In the last few years coordination among Muslim militant and terrorist groups, to the extent that it exists, appears more a matter of loose, casual networking than of tightly linked networks. Radicals have stepped up their activities among the Uighurs of China, in the Moluccas of Indonesia and on Mindanao in the Philippines. Juma Namangani's Islamic Movement of Uzbekistan is cutting a wide swath through some of the exhausted Central Asian republics. Some members of these groups may have met in the camps of Afghanistan; even taken money and counsel from bin Laden. But they are trading on old grievances, with their own local agendas. If there were no overarching issue to pull them together, the threat of global jihad might continue to slowly fade, as French academic Gilles Kepel predicted last year. But as long as Pax Americana continues--and that is likely to be a long time--they may all be united in their resistance to it. They see American power everywhere--in their politics, economics, culture and daily lives--and they resent it deeply.

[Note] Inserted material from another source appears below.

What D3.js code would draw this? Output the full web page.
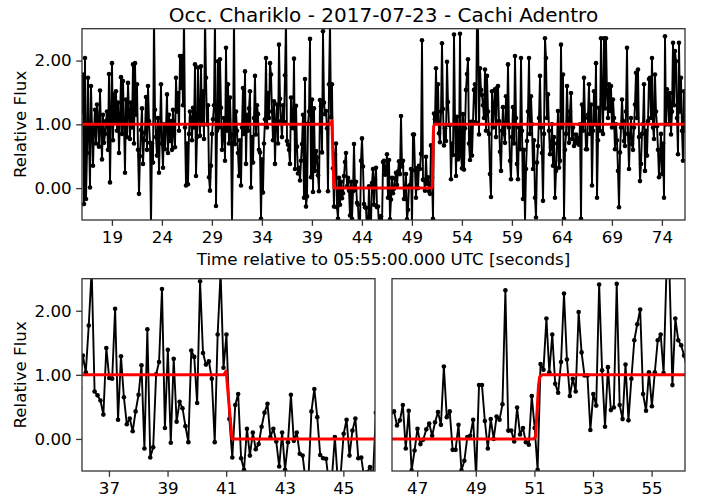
<!DOCTYPE html>
<html>
<head>
<meta charset="utf-8">
<script src="https://cdn.jsdelivr.net/npm/d3@7"></script>
<style>
    body { margin: 0; background: #fff; }
    svg text { font-family: "DejaVu Sans", sans-serif; fill: #000; }
    .tick text { font-size: 16.7px; }
    .tick line { stroke: #333; stroke-width: 1.3; }
</style>
</head>
<body>
<div id="chart"></div>
<script>
'use strict';

// cadence of the light curve (seconds after 05:55:00 UTC)
const T0 = 16.01;
const DT = 0.1;

// relative flux: before the event, around it, after it
const fluxBefore = [
    1.20, 1.78, -0.25, 2.04, -0.17, 0.55, 1.73, 0.80, 0.01, 1.60,
    0.95, 0.35, 0.90, 1.23, 0.70, 1.31, 1.10, 0.65, 1.53, 0.92,
    0.45, 1.15, 0.71, 0.85, 1.05, 1.20, 0.60, 1.79, 0.09, 1.10,
    1.96, 0.75, 1.47, 1.05, 1.52, 0.90, 1.34, 0.55, 1.10, 1.74,
    0.85, 1.68, 1.00, 0.24, 1.39, 0.80, 1.65, 1.20, 0.77, 1.34,
    0.95, 1.94, 0.70, 1.96, 1.15, 1.63, 0.60, -0.09, 0.50, 0.91,
    1.25, 0.38, 0.75, 0.87, 1.43, 0.60, 1.60, 1.05, 0.71, -0.60,
    0.70, 0.40, 2.70, 1.23, 0.80, 0.51, 1.10, 0.24, 0.90, 1.63,
    0.70, 0.32, 1.00, 0.61, 0.95, 1.47, 0.55, 1.15, 0.74, 1.05,
    0.60, 1.23, 0.85, 0.64, 1.73, 1.20, 1.49, 0.90, 2.07, 1.57,
    2.07, 1.30, 2.70, 0.95, 0.04, 0.70, 0.06, 0.85, 1.20, 1.10,
    0.75, 1.26, 0.95, 1.94, 0.19, 0.80, 1.89, 1.10, 0.82, 1.91,
    1.00, 1.52, 0.77, 2.70, 1.73, 1.00, 1.30, 0.17, -0.04, 0.35,
    0.85, 1.08, 1.30, 2.70, -0.28, 0.90, 1.99, 0.95, 2.02, 1.26,
    0.60, 0.82, 1.10, 0.43, 2.20, 0.90, 1.63, 0.70, 1.42, 0.84,
    -0.55, 0.70, 2.70, 0.69, 1.20, 0.90, 0.55, 0.19, 0.75, 0.04,
    0.95, 1.57, 0.85, 1.83, 0.38, 1.15, 0.90, 1.25, 1.52, 0.01,
    0.80, 0.40, 1.10, 1.76, 0.84, 1.30, 1.16, 0.60, 0.56, -0.48,
    0.45, -0.07, 0.70, 1.08, 2.04, 0.95, 1.49, 1.10, 1.96, 1.78,
    1.20, 0.75, 1.36, 0.38, 1.05, 1.31, 0.70, 2.25, 1.40, 1.05,
    0.80
];

const fluxEvent = [
    1.30, 1.04, 1.77, 2.65, 0.74, 0.68, 0.60, 0.38, 1.42, 0.95,
    0.94, 2.03, 0.30, 1.29, 0.65, 0.23, 0.32, 0.12, 0.43, 0.69,
    1.15, -0.15, 1.71, -0.29, -0.13, 1.01, 1.20, 2.34, 0.17, 1.39,
    -0.06, 1.25, 0.27, 0.58, 0.48, 0.20, -0.05, 1.38, 1.28, 0.56,
    2.46, 1.34, 1.16, 1.21, 0.94, -0.05, 1.63, 2.60, 1.11, 1.63,
    0.31, -0.29, 0.53, 0.70, -0.30, -0.48, 0.16, -0.26, 0.10, -0.16,
    -0.08, 0.19, 0.41, 0.55, 0.03, 0.16, -0.04, -0.43, 0.10, -0.48,
    -0.05, 0.69, -0.03, 0.10, -0.23, -0.26, -0.65, -0.60, 0.43, 0.78,
    0.34, -0.25, -0.30, -0.31, -0.70, -0.60, 0.03, -0.65, -0.55, 0.08,
    0.30, -0.26, 0.13, 0.32, -0.30, -0.29, -0.60, -0.52, -0.44, -0.60,
    0.41,
    0.43, 0.21, 0.29, 0.53, -0.15, 0.44, -0.49, -0.18, 0.16, -0.08,
    -0.01, 0.15, 0.24, 0.05, 0.26, 0.42, 0.22, 1.13, 0.34, 0.43,
    -0.17, -0.17, 0.22, -0.49, -0.34, 0.03, 0.05, 0.30, -0.60, 0.84,
    0.84, 0.28, -0.15, 0.31, 0.00, 0.35, 0.30, 0.54, 2.32, 0.13,
    0.13, -0.04, 0.49, 0.07, 0.17, -0.05, -0.09, 0.67, 0.17, -0.48,
    1.17, 1.08, 1.88, 1.04, 1.63, 0.86, 0.72, 1.20, 2.27, 1.24,
    0.67, 0.94, 0.74, 1.98, 1.35, 0.99, 0.99, 0.14, 0.70, 0.52,
    2.41, 1.07, 0.19, 1.12, 0.45, 0.49, 2.42, 0.53, 0.31, 1.16,
    0.29, 0.94, 1.54, 1.79, 2.02, 0.70, 0.44, 1.04, 0.51, 1.04,
    1.54, 1.63, 1.03, 2.65, 2.60, 0.84, 1.88, 1.54, 1.46, 1.30
];

const fluxAfter = [
    1.10, 1.86, 0.90, 1.76, 1.20, 0.85, 0.22, -0.14, 1.52, 0.95,
    1.30, 1.55, 0.80, 1.57, 1.60, 1.05, 0.57, 0.27, 0.90, 1.27,
    0.85, 0.71, 1.44, 1.00, 1.94, 0.95, 0.43, 0.14, 0.80, 1.27,
    0.70, 2.07, 1.10, 0.38, 0.14, 0.95, 0.61, 2.04, 0.90, -0.17,
    0.60, -0.55, 0.30, 0.74, 1.20, 2.04, 0.85, 1.44, 1.00, 0.30,
    0.75, -0.15, -0.46, 0.40, 0.66, 1.10, 1.76, 0.95, 0.55, -0.20,
    0.85, 2.35, 2.04, 1.10, 1.47, 0.90, 0.53, 0.64, 1.00, 0.35,
    0.80, -0.15, 0.27, 0.70, 1.21, 0.32, 0.43, 2.25, 0.95, 1.78,
    -0.48, 0.60, 0.85, 1.60, 1.05, 0.71, 1.20, 1.49, 0.77, 0.95,
    0.66, 0.70, 0.84, 0.72, 0.79, 0.68, 1.00, -0.48, 1.31, 0.90,
    1.73, 1.10, 0.61, 0.61, 1.15, 1.63, 0.85, 1.31, 0.04, 0.90,
    1.52, 1.00, 1.96, -0.15, 0.75, 1.26, 0.90, 2.35, 1.39, 0.85,
    2.35, 1.25, 2.35, 1.49, 1.10, 1.63, 1.21, 1.60, 0.95, 1.39,
    1.10, 0.61, 1.00, 0.75, 0.27, -0.30, 0.56, 0.95, 1.39, 1.05,
    0.74, 0.66, 1.20, 2.20, 0.85, 0.30, 0.82, 1.10, 0.69, 0.60,
    0.95, 1.31, 1.81, 1.10, 1.86, 0.80, 0.11, 0.38, 0.85, 1.00,
    1.63, 0.27, 0.90, 0.51, 1.05, 1.71, 1.73, 1.10, 2.04, 0.95,
    0.77, 1.78, 1.20, 0.97, 0.60, 0.17, 0.51, 0.85, 0.22, 0.70,
    -0.15, 2.38, 1.00, 1.55, 1.44, 1.00, 1.49, 0.84, 1.20, 2.28,
    1.30, 2.15, 1.99, 1.10, 0.53, 2.28, 1.20, 1.73, 0.90, 0.43,
    1.52, 0.90
];

// fitted square-well model (red)
const modelTime = [16.01, 40.92, 41.00, 41.20, 50.97, 51.04, 51.14, 51.18, 51.27, 76.31];
const modelFlux = [1.00, 1.00, 1.06, 0.00, 0.00, 0.03, 0.83, 0.97, 1.00, 1.00];

// tick labels and zoom windows
const topTicks = [19, 24, 29, 34, 39, 44, 49, 54, 59, 64, 69, 74];
const ingressTicks = [37, 39, 41, 43, 45];
const egressTicks = [47, 49, 51, 53, 55];
const ingressWindow = [36.08, 46.08];
const egressWindow = [46.14, 56.14];
const fluxTicks = [0, 1, 2];
const fluxRange = [-0.5, 2.5];

const TITLE = 'Occ. Chariklo - 2017-07-23 - Cachi Adentro';
const XLABEL = 'Time relative to 05:55:00.000 UTC [seconds]';
const YLABEL = 'Relative Flux';

const flux = fluxBefore.concat(fluxEvent, fluxAfter);
const points = flux.map(function (f, i) {
    return { t: T0 + i * DT, f: f };
});
const model = modelTime.map(function (t, i) {
    return { t: t, f: modelFlux[i] };
});

const svg = d3.select('#chart').append('svg')
    .attr('width', 705).attr('height', 502);

const panels = [
    { left: 82, top: 28.7, width: 603, height: 191.3, xDomain: d3.extent(points, d => d.t), ticks: topTicks, yAxis: true },
    { left: 82, top: 278.7, width: 293, height: 192.3, xDomain: ingressWindow, ticks: ingressTicks, yAxis: true },
    { left: 392, top: 278.7, width: 293, height: 192.3, xDomain: egressWindow, ticks: egressTicks, yAxis: false }
];

panels.forEach(function (p, idx) {
    const g = svg.append('g').attr('transform', 'translate(' + p.left + ',' + p.top + ')');
    const x = d3.scaleLinear().domain(p.xDomain).range([0, p.width]);
    const y = d3.scaleLinear().domain(fluxRange).range([p.height, 0]);

    const clipId = 'clip-' + idx;
    g.append('clipPath').attr('id', clipId)
        .append('rect').attr('width', p.width).attr('height', p.height);

    const plot = g.append('g').attr('clip-path', 'url(#' + clipId + ')');

    // only what is near the window, so lines still run out of the frame
    const shown = points.filter(d => d.t >= p.xDomain[0] - 0.15 && d.t <= p.xDomain[1] + 0.15);

    const line = d3.line().x(d => x(d.t)).y(d => y(d.f));

    plot.append('path').datum(shown)
        .attr('d', line)
        .attr('fill', 'none')
        .attr('stroke', '#000')
        .attr('stroke-width', 1.9)
        .attr('stroke-linejoin', 'round');

    plot.selectAll('circle').data(shown)
        .enter().append('circle')
        .attr('cx', d => x(d.t))
        .attr('cy', d => y(d.f))
        .attr('r', 2.3)
        .attr('fill', '#000');

    plot.append('path').datum(model)
        .attr('d', line)
        .attr('fill', 'none')
        .attr('stroke', '#ff0000')
        .attr('stroke-width', 3)
        .attr('stroke-linejoin', 'round');

    const xAxis = d3.axisBottom(x).tickValues(p.ticks)
        .tickSize(5.8).tickSizeOuter(0).tickPadding(5)
        .tickFormat(d3.format('d'));

    g.append('g').attr('transform', 'translate(0,' + p.height + ')')
        .call(xAxis)
        .call(a => a.select('.domain').remove());

    if (p.yAxis) {
        const yAxis = d3.axisLeft(y).tickValues(fluxTicks)
            .tickSize(5.8).tickSizeOuter(0).tickPadding(4.5)
            .tickFormat(d3.format('.2f'));

        g.append('g').call(yAxis)
            .call(a => a.select('.domain').remove());

        g.append('text')
            .attr('transform', 'translate(' + (-56) + ',' + (p.height / 2) + ') rotate(-90)')
            .attr('text-anchor', 'middle')
            .style('font-size', '16.7px')
            .text(YLABEL);
    }

    g.append('rect')
        .attr('width', p.width).attr('height', p.height)
        .attr('fill', 'none')
        .attr('stroke', '#333')
        .attr('stroke-width', 1.3);
});

svg.append('text')
    .attr('x', 82 + 603 / 2).attr('y', 22)
    .attr('text-anchor', 'middle')
    .style('font-size', '20px')
    .text(TITLE);

svg.append('text')
    .attr('x', 82 + 603 / 2).attr('y', 265)
    .attr('text-anchor', 'middle')
    .style('font-size', '16.7px')
    .text(XLABEL);
</script>
</body>
</html>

While the extremists probably do not speak for the majority of Muslims, the field is tilting in their direction. Even Saddam Hussein is steadily exploiting the Palestinian unrest to break down sanctions against his regime. Hizbullah, Lebanon's Party of God responsible for blowing up the U.S. Marine barracks in Beirut in 1983, was hailed by the whole Arab world for driving Israeli troops out of southern Lebanon last summer. The Hizbullah satellite television station is one of the most popular in the region. More ominously, many moderates also applaud the suicide attack on the U.S. destroyer Cole in Aden's harbor last October. The operation, which killed 17 American sailors, suggests a new level of technical sophistication among the terrorists. The attack came during the first weeks of the Palestinian uprising, at a moment when outrage over the deaths of young Arabs was intense. Hutheifa Azzam, a Jordanian merchant who once fought with the mujahedin in Afghan war and has known bin Laden for almost 20 years, says "the timing chosen for the Cole was excellent. Public opinion was all with this." Condemnations by the Arab press and Arab governments were muted. "If Osama is responsible for the Cole, then we can say he changed his way and will go only for military targets," said Azzam. "Now people who prayed against him after Nairobi and Dar, they are saying, 'We pray for him'." Bin Laden may be acquiring his most deadly weapon yet--broad popular support.